Sembolik.


Şimdi bi sahne düşünün,iki oyuncu var. Etraf karanlık,ışık yalnızca oyuncuların yüzünde. Susmak zor,konuşmak daha da zor.. Kadın etrafına bakınıyor, kimse yok.. Adam sahnenin diğer ucunda. Karanlıkta sanki ama yüzünde ışık. Kadın korkak ve çekingen. Hatta ruhsuz ve duygusuz. Sinir bozucu ve uyuz. Şımarık ve kendini bilmez. Kendi burda ve aklı başka yerde  

Adam çok iyi. Hatta görülmemiş bir iyilik söz konusu. Adam kararlı ve düşünceli. Adam yardımsever ve mükemmel. Adam akıllı ve komik. Adam eğlenceli ve mutlu. Adam alttan alan ve duygusal. Adam sahnenin ucundaki kadına yaklaşmaya başladıkça, kadın kaçak.. 

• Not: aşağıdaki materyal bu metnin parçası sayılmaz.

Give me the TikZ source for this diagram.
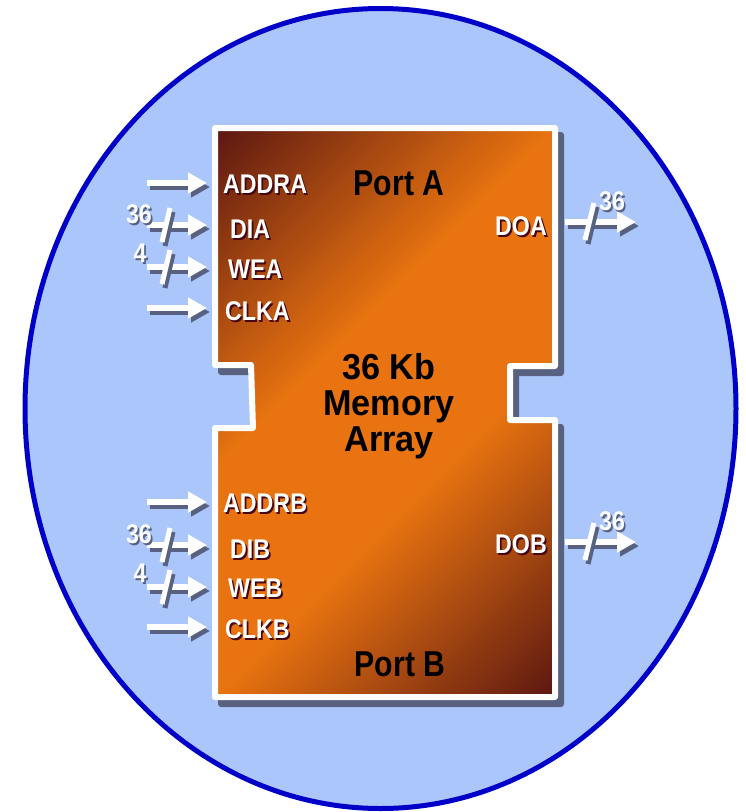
\documentclass[tikz,border=0pt]{standalone}
\usepackage{fontspec}
\setmainfont{Liberation Sans}
\usepackage{graphicx}
\usetikzlibrary{arrows.meta}

\definecolor{ringblue}{RGB}{0,0,200}
\definecolor{skyfill}{RGB}{171,198,251}
\definecolor{memdark}{RGB}{62,4,18}
\definecolor{memorange}{RGB}{232,115,16}
\definecolor{txtshadow}{RGB}{70,6,18}
\definecolor{slate}{RGB}{88,98,128}

\pgfdeclarehorizontalshading{memfade}{100bp}{color(0bp)=(memdark); color(9bp)=(memdark); color(41bp)=(memorange); color(59bp)=(memorange); color(91bp)=(memdark); color(100bp)=(memdark)}

\newcommand{\sig}[1]{\scalebox{0.86}[1]{\rlap{\hspace{2pt}\raisebox{-2pt}{\color{txtshadow}#1}}#1}}
\newcommand{\wid}[1]{\scalebox{0.86}[1]{\rlap{\hspace{2pt}\raisebox{-2pt}{\color{slate}#1}}#1}}
\def\memoutline{(215,128) -- (555,128) -- (555,366) -- (510,366) -- (510,420) -- (555,420) -- (555,697) -- (215,697) -- (215,428) -- (253,428) -- (251,365) -- (215,365) -- cycle}

\begin{document}
\begin{tikzpicture}[x=1pt, y=-1pt,
  sig/.style={text=white, font=\bfseries\fontsize{27}{30}\selectfont, inner sep=0pt},
  wlbl/.style={text=white!94!skyfill, font=\bfseries\fontsize{27}{30}\selectfont, inner sep=0pt},
  port/.style={text=black, font=\bfseries\fontsize{36}{36}\selectfont, inner sep=0pt},
  pin/.style={draw=white, line width=6pt, -{Triangle[length=19pt,width=20pt]}},
  pinshade/.style={draw=slate, line width=6pt, -{Triangle[length=19pt,width=20pt]}, transform canvas={xshift=3pt,yshift=-4pt}},
  bar/.style={draw=white, line width=5pt},
  barshade/.style={draw=slate, line width=5pt, transform canvas={xshift=3pt,yshift=-4pt}}]
\useasboundingbox (0,0) rectangle (746,812);

\draw[ringblue, line width=5pt, fill=skyfill] (380.5,408.5) ellipse [x radius=355.5, y radius=400];

% memory block
\filldraw[slate, line width=6pt, line join=round, shift={(6,7)}] \memoutline;
\shade[shading=memfade, shading angle=-45] \memoutline;
\draw[white, line width=6pt, line join=round] \memoutline;

\node[port, anchor=base] (portA) at (399,195) {\scalebox{0.84}[1]{Port A}};
\node[port, anchor=base] (portB) at (400,676) {\scalebox{0.84}[1]{Port B}};
\node[port, align=center] (core) at (389,406) {\scalebox{0.95}[1]{36 Kb}\\\scalebox{0.95}[1]{Memory}\\\scalebox{0.95}[1]{Array}};

\foreach \nm/\x/\y/\ay in {ADDRA/223/193/183, DIA/230/238/225, WEA/228/278/267, CLKA/225/320/308, ADDRB/223/512/502, DIB/230/558/545, WEB/228/597/587, CLKB/225/638/627}{
  \node[sig, anchor=base west] (\nm) at (\x,\y) {\sig{\nm}};
  \coordinate (\nm-s) at (147,\ay);
  \coordinate (\nm-e) at (207,\ay);
  \draw[pinshade] (\nm-s) -- (\nm-e);
  \draw[pin] (\nm-s) -- (\nm-e);
}

\foreach \nm/\y/\ay in {DOA/235/222, DOB/553/542}{
  \node[sig, anchor=base east] (\nm) at (547,\y) {\sig{\nm}};
  \coordinate (\nm-s) at (565,\ay);
  \coordinate (\nm-e) at (636,\ay);
  \draw[pinshade] (\nm-s) -- (\nm-e);
  \draw[pin] (\nm-s) -- (\nm-e);
  \draw[barshade] ([shift={(20,18)}]\nm-s) -- ([shift={(29,-19)}]\nm-s);
  \draw[bar] ([shift={(20,18)}]\nm-s) -- ([shift={(29,-19)}]\nm-s);
  \node[wlbl, anchor=base] (w\nm) at (612,\ay-12) {\wid{36}};
}

\foreach \nm in {DIA, WEA, DIB, WEB}{
  \draw[barshade] ([shift={(15,17)}]\nm-s) -- ([shift={(23,-17)}]\nm-s);
  \draw[bar] ([shift={(15,17)}]\nm-s) -- ([shift={(23,-17)}]\nm-s);
}

\node[wlbl, anchor=base] (wDIA) at (139,223) {\wid{36}};
\node[wlbl, anchor=base] (wWEA) at (140,262) {\wid{4}};
\node[wlbl, anchor=base] (wDIB) at (139,543) {\wid{36}};
\node[wlbl, anchor=base] (wWEB) at (140,582) {\wid{4}};

\end{tikzpicture}
\end{document}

Kadın korkak. Kadın çekingen. Kadın kazandıkça kaybedeceğinin farkında. Kadın gözlerini kapattığında adamı göremiyor. Adamı göremeyince canı acıyor. Bunun da farkında. Gitse yanına, gidemiyor. Biliyor ki adam düştüğünde yakalayacak. Ama düşmek istemiyor ki. Düşerse canı acıyacak. Canı acımadan yaklaşmak istiyor. Kadın korkak. Canı ya acırsa?! Kadın daha da korkuyor. Ya adamın canını yakarsa? Bu çok daha kötü geliyor. Sahne uçsuz bucaksız gibi. Başka kimse yok etrafta. Varsa da karanlıktalar. Görmüyor kimseyi kadın. Kadın korkak. Aralarındaki mesafe azalıyor. Yaklaştıkça adam, kadın huzursuz. Çünkü kadın korkak. 

Kadın,adam yanında olsun istiyor. Hep yanında olsun. Çünkü karanlıkta görebildiği en güzel yer orası. En iyi yer.. Sonra adama ulaşabileceği noktada tokatı yapıştırıyor yanağına kadın hiç düşünmeden. Kadın düşüncesiz. Kadın pişman. Kadın saçmalıyor bazen çünkü. Ama adam alttan alıyor. Adam katlanıyor. Çünkü adam katlanmayı seviyor. Çünkü kadın da katlanılmayı seviyor. Çünkü kadın adama takılmayı, bazen canını yakmayı seviyor. Çünkü etraf karanlık, çünkü başka kimse yok. Çünkü o onunla,o onunla.. Işıklar yüzlerine yansıyor. Bir zamanlar acıtan ışık, artık huzur veriyor. Çünkü aynı sahnede, yan yana kadın ve adam. Seyirci yok, ışık yok, alkış yok ama mutlular onlar.